*Aim*. Extract word for word the lines of the listing from its start to the line holding "const DASH_DOT = [14, 5, 3, 5];", both ends kept; pictures are not part of the copy.

*Recorded information*.
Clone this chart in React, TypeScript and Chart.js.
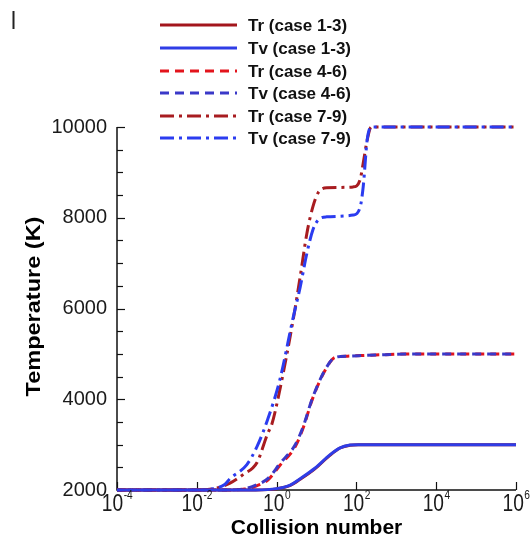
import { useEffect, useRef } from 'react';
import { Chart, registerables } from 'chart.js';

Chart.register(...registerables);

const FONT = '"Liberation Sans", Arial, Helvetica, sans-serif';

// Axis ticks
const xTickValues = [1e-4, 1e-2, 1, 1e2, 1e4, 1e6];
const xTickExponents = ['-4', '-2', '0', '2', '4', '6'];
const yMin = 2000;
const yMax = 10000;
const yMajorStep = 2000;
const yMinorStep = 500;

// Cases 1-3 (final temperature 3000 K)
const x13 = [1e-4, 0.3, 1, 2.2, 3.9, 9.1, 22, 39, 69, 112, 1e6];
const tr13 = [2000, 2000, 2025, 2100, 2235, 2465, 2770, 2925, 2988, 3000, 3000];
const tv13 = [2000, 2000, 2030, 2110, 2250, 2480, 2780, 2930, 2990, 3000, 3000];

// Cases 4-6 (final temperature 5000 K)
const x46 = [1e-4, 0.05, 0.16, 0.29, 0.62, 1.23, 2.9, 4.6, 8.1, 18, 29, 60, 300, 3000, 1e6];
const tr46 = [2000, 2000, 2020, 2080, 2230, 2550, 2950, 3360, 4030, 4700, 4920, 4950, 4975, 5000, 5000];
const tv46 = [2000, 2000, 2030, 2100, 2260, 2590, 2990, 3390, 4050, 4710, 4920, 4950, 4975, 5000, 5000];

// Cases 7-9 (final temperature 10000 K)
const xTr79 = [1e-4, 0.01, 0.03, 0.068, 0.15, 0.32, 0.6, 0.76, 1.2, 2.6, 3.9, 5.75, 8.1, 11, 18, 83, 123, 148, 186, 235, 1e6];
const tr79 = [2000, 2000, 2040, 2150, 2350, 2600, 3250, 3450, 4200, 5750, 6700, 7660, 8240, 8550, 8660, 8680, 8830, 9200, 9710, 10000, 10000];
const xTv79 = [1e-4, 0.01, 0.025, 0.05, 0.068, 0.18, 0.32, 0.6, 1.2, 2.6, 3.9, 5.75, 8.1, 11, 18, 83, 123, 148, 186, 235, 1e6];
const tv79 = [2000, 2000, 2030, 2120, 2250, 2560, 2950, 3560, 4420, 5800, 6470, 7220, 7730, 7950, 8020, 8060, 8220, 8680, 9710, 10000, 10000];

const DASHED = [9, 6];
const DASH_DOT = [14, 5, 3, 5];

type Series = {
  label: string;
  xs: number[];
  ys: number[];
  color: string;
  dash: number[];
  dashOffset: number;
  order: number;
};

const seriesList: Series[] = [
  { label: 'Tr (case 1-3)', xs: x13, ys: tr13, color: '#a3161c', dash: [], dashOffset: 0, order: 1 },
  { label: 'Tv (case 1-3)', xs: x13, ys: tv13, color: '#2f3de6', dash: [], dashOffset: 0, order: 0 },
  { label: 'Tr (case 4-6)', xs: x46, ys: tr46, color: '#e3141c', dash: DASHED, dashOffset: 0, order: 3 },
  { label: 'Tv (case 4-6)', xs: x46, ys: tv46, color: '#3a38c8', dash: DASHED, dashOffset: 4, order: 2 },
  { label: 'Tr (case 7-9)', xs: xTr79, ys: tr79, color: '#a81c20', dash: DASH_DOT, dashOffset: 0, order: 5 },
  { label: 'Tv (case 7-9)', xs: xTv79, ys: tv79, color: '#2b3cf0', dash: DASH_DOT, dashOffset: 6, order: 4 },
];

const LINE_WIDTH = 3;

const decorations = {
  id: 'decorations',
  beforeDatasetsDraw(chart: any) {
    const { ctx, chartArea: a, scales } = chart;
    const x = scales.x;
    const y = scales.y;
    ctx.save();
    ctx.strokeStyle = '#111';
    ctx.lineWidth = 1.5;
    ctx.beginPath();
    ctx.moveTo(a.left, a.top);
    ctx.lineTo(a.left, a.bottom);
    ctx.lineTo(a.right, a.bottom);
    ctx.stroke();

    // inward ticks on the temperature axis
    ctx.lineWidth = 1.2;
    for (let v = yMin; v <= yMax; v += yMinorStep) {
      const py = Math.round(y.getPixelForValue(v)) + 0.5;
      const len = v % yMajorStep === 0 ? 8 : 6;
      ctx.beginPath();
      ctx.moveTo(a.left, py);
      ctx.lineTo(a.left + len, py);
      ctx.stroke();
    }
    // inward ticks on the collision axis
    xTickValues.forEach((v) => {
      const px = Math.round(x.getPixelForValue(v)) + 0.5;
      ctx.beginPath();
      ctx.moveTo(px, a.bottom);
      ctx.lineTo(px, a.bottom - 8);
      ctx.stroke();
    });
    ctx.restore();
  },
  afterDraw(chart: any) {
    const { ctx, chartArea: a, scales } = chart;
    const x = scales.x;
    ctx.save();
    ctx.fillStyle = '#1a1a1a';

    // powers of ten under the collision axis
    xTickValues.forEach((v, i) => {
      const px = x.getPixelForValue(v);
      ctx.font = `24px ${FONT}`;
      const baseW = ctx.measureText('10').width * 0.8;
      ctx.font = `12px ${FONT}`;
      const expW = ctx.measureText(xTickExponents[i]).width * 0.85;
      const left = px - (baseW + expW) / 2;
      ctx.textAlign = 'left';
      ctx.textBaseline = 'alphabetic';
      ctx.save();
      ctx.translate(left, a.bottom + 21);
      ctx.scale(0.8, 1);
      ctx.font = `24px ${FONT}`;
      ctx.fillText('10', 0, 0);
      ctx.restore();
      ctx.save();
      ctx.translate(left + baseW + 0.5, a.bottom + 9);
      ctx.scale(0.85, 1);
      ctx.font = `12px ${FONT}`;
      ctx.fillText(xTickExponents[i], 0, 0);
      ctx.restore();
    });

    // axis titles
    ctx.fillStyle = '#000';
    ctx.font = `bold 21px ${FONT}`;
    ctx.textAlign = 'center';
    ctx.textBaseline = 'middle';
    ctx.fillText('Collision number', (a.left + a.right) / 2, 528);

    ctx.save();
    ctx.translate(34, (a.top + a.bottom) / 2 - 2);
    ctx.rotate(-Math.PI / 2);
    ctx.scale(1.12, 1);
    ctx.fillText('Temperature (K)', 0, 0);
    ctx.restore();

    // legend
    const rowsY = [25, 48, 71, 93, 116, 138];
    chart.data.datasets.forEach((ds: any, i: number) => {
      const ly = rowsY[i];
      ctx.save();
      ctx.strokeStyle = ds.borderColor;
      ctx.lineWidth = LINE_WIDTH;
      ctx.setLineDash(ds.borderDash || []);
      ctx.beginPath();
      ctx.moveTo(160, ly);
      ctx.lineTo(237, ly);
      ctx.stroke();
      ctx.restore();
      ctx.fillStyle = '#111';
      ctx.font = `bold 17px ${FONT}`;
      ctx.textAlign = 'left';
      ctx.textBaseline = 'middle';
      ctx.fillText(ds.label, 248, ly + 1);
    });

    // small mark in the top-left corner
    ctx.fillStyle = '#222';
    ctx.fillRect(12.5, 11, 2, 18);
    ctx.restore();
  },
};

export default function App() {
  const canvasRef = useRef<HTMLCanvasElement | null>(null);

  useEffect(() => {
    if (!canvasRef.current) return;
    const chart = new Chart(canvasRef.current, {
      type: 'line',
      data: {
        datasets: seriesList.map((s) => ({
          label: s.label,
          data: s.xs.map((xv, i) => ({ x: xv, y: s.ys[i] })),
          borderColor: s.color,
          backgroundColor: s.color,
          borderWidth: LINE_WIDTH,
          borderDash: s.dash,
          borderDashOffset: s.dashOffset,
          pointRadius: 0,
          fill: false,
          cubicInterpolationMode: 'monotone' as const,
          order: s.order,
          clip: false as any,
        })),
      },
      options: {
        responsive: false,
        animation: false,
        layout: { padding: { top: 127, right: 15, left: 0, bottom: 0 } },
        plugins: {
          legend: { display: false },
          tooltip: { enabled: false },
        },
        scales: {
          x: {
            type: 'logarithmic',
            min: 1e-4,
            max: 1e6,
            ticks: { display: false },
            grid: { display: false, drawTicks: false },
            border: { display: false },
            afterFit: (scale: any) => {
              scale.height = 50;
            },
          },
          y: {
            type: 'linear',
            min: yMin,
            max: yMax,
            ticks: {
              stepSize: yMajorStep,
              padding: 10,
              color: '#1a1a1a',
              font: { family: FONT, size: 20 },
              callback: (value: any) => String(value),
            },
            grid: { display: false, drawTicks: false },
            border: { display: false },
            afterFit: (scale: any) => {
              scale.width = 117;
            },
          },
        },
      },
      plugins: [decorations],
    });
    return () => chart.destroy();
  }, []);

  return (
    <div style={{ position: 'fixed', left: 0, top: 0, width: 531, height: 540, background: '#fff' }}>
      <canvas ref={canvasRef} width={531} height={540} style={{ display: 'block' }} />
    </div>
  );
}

*The completed task*.
Clone this chart in React, TypeScript and Chart.js.
import { useEffect, useRef } from 'react';
import { Chart, registerables } from 'chart.js';

Chart.register(...registerables);

const FONT = '"Liberation Sans", Arial, Helvetica, sans-serif';

// Axis ticks
const xTickValues = [1e-4, 1e-2, 1, 1e2, 1e4, 1e6];
const xTickExponents = ['-4', '-2', '0', '2', '4', '6'];
const yMin = 2000;
const yMax = 10000;
const yMajorStep = 2000;
const yMinorStep = 500;

// Cases 1-3 (final temperature 3000 K)
const x13 = [1e-4, 0.3, 1, 2.2, 3.9, 9.1, 22, 39, 69, 112, 1e6];
const tr13 = [2000, 2000, 2025, 2100, 2235, 2465, 2770, 2925, 2988, 3000, 3000];
const tv13 = [2000, 2000, 2030, 2110, 2250, 2480, 2780, 2930, 2990, 3000, 3000];

// Cases 4-6 (final temperature 5000 K)
const x46 = [1e-4, 0.05, 0.16, 0.29, 0.62, 1.23, 2.9, 4.6, 8.1, 18, 29, 60, 300, 3000, 1e6];
const tr46 = [2000, 2000, 2020, 2080, 2230, 2550, 2950, 3360, 4030, 4700, 4920, 4950, 4975, 5000, 5000];
const tv46 = [2000, 2000, 2030, 2100, 2260, 2590, 2990, 3390, 4050, 4710, 4920, 4950, 4975, 5000, 5000];

// Cases 7-9 (final temperature 10000 K)
const xTr79 = [1e-4, 0.01, 0.03, 0.068, 0.15, 0.32, 0.6, 0.76, 1.2, 2.6, 3.9, 5.75, 8.1, 11, 18, 83, 123, 148, 186, 235, 1e6];
const tr79 = [2000, 2000, 2040, 2150, 2350, 2600, 3250, 3450, 4200, 5750, 6700, 7660, 8240, 8550, 8660, 8680, 8830, 9200, 9710, 10000, 10000];
const xTv79 = [1e-4, 0.01, 0.025, 0.05, 0.068, 0.18, 0.32, 0.6, 1.2, 2.6, 3.9, 5.75, 8.1, 11, 18, 83, 123, 148, 186, 235, 1e6];
const tv79 = [2000, 2000, 2030, 2120, 2250, 2560, 2950, 3560, 4420, 5800, 6470, 7220, 7730, 7950, 8020, 8060, 8220, 8680, 9710, 10000, 10000];

const DASHED = [9, 6];
const DASH_DOT = [14, 5, 3, 5];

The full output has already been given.